In January 2015, a large group of organizations formed the US Agriculture Coalition for Cuba (USACC), which is chaired by a Vice President of Cargill, and counts dozens of other influential members—including the American Soybean Association, Louis Dreyfus, the Arkansas Rice Growers Association, and the National Chicken Council. In March, a delegation from the coalition paid a historic visit to Cuba, meeting with government officials and farmers as a part of a broader campaign message to Congress to lift the restrictions against Cuba.
From the Cuban agricultural perspective, normalization of relations could offer the country substantial savings in food imports. Cuban individuals already purchase staple foods like rice and beans at low, heavily subsidized prices, with the government absorbing the overwhelming majority of these fluctuating costs. The timing of these potential savings may be particularly important, given that Venezuela, a long-time provider of oil to Cuba at preferential prices, is likely to roll back that preferential status as it falls deeper into its own economic crisis.

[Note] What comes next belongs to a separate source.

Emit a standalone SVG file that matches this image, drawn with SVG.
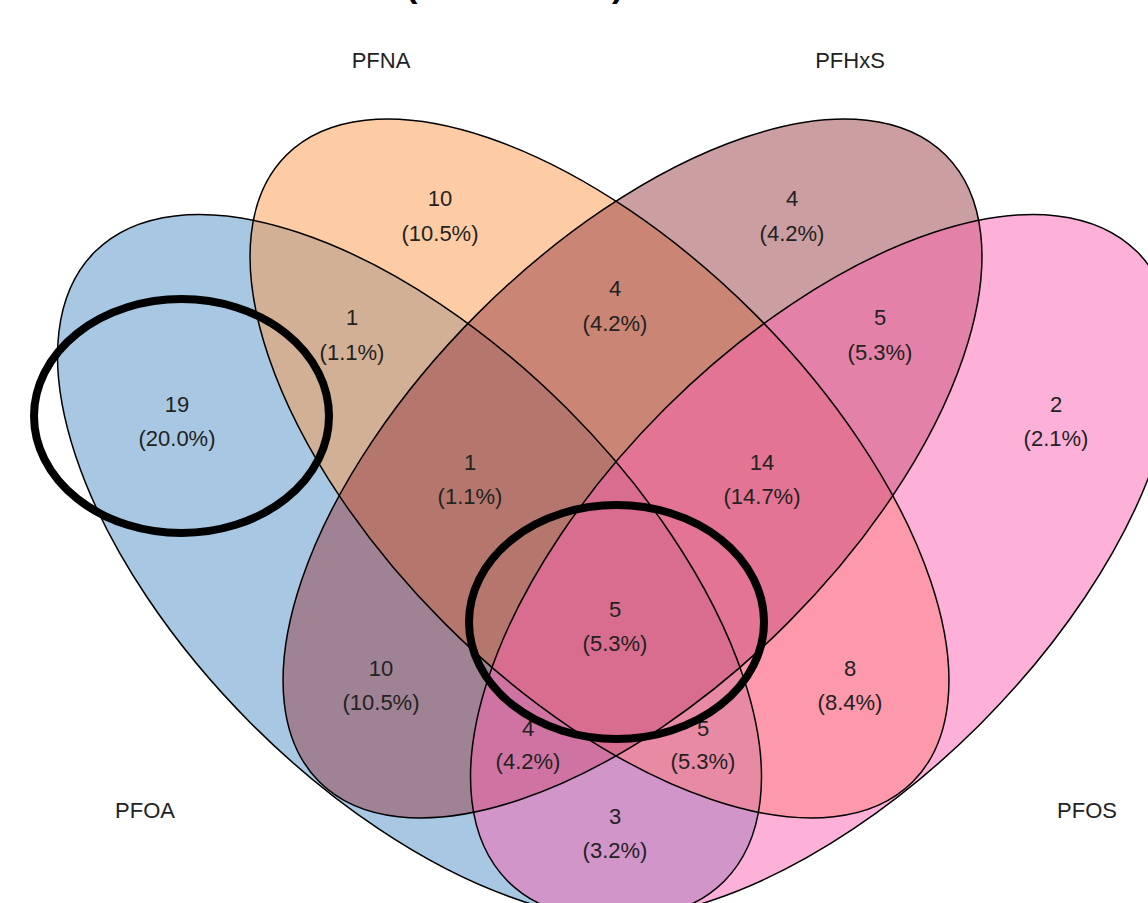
<svg xmlns="http://www.w3.org/2000/svg" width="1148" height="903" viewBox="0 0 1148 903">
  <style>
    .fill { stroke: none; fill-opacity: 0.5; }
    .outline { fill: none; stroke: #000; stroke-width: 1.5; }
    .num { font-family: "Liberation Sans", Arial, sans-serif; font-size: 22px; fill: #222; text-anchor: middle; }
    .cat { font-family: "Liberation Sans", Arial, sans-serif; font-size: 22px; fill: #222; text-anchor: middle; }
    .title { font-family: "Liberation Sans", Arial, sans-serif; font-size: 34px; font-weight: bold; fill: #000; }
    .mark { fill: none; stroke: #000; stroke-width: 8; }
  </style>
  <defs>
    <ellipse id="e-PFOA" cx="409.5" cy="566.5" rx="445" ry="223" transform="rotate(45 409.5 566.5)"/>
    <ellipse id="e-PFNA" cx="599.5" cy="468.5" rx="443" ry="219" transform="rotate(45 599.5 468.5)"/>
    <ellipse id="e-PFHxS" cx="632.5" cy="468.5" rx="443" ry="219" transform="rotate(-45 632.5 468.5)"/>
    <ellipse id="e-PFOS" cx="822.5" cy="566.5" rx="445" ry="223" transform="rotate(-45 822.5 566.5)"/>
  </defs>
  <rect width="1148" height="903" fill="#fff"/>

  <text class="title" x="406" y="-3">(</text>
  <text class="title" x="612" y="-3">)</text>

  <g id="set-PFOA">
    <use href="#e-PFOA" class="fill" fill="#4f8fc5"/>
    <text class="cat" x="145" y="818">PFOA</text>
  </g>
  <g id="set-PFNA">
    <use href="#e-PFNA" class="fill" fill="#fd9949"/>
    <text class="cat" x="381" y="68">PFNA</text>
  </g>
  <g id="set-PFHxS">
    <use href="#e-PFHxS" class="fill" fill="#973d43"/>
    <text class="cat" x="850" y="68">PFHxS</text>
  </g>
  <g id="set-PFOS">
    <use href="#e-PFOS" class="fill" fill="#fd63b1"/>
    <text class="cat" x="1087" y="818">PFOS</text>
  </g>

  <g id="outlines">
    <use href="#e-PFOA" class="outline"/>
    <use href="#e-PFNA" class="outline"/>
    <use href="#e-PFHxS" class="outline"/>
    <use href="#e-PFOS" class="outline"/>
  </g>

  <g id="counts">
    <text class="num" x="440" y="206">10</text><text class="num" x="440" y="241">(10.5%)</text>
    <text class="num" x="792" y="206">4</text><text class="num" x="792" y="241">(4.2%)</text>
    <text class="num" x="352" y="325">1</text><text class="num" x="352" y="360">(1.1%)</text>
    <text class="num" x="615" y="296">4</text><text class="num" x="615" y="331">(4.2%)</text>
    <text class="num" x="880" y="325">5</text><text class="num" x="880" y="360">(5.3%)</text>
    <text class="num" x="177" y="412">19</text><text class="num" x="177" y="446">(20.0%)</text>
    <text class="num" x="1056" y="412">2</text><text class="num" x="1056" y="446">(2.1%)</text>
    <text class="num" x="470" y="470">1</text><text class="num" x="470" y="504">(1.1%)</text>
    <text class="num" x="762" y="470">14</text><text class="num" x="762" y="504">(14.7%)</text>
    <text class="num" x="615" y="617">5</text><text class="num" x="615" y="651">(5.3%)</text>
    <text class="num" x="381" y="676">10</text><text class="num" x="381" y="710">(10.5%)</text>
    <text class="num" x="850" y="676">8</text><text class="num" x="850" y="710">(8.4%)</text>
    <text class="num" x="528" y="736">4</text><text class="num" x="528" y="769">(4.2%)</text>
    <text class="num" x="703" y="736">5</text><text class="num" x="703" y="769">(5.3%)</text>
    <text class="num" x="615" y="824">3</text><text class="num" x="615" y="858">(3.2%)</text>
  </g>

  <g id="highlights">
    <ellipse class="mark" cx="181.5" cy="416" rx="147.5" ry="117"/>
    <ellipse class="mark" cx="616.5" cy="622" rx="147.5" ry="117"/>
  </g>
</svg>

In terms of export potential, the United States would likely become a significant market for many of Cuba’s coveted, but illegal, products—particularly rum and cigars. But for its flagship product, sugar, the American market is less certain. The US is both one of the world’s top producers and consumers of sugar. And its sugar producers enjoy substantial protection from the government, through mechanisms including price supports and tariff rate quotas (TRQs). America’s trade partners have a strictly delineated quota as to how much sugar they can bring in at the preferential tariff level of 0.625 cents per pound—anything above that amount faces tariffs of 16.21 cents per pound, enough to make such an import totally uneconomical. Cuba’s sugar export potential in the United States is therefore inherently limited. But there remains the possibility that closer ties to the US may help Cuba boost its ailing sugar sector—through the provision of affordable inputs or equipment—and encourage higher earnings that way.
Cuba is more likely to find an American market for its products besides sugar. Fish, which Cuba already produces in significant quantities, could be a particularly promising sector for the country. In 2012, Cuba exported more than $50 million worth of crustaceans, a seafood imported in particularly large quantities by the United States—in 2014, the US imported $314 million of crustaceans from Mexico alone. Mexico also supplies the US with $91 million in fresh fish$17 million in mollusks, and $13 million in frozen fish, and is a particularly useful analogy given similarities between Mexico and Cuba in terms of respective levels of aquatic life.
Conclusions
In agricultural terms, the US seems to have the most to gain from the normalizing of its relationship with Cuba. Cuba is more likely to see the advances in sectors like telecommunications—advances that have the potential to be transformational. But for both parties, the end of a seemingly never-ending stalemate, is in and of itself a major and lasting gain.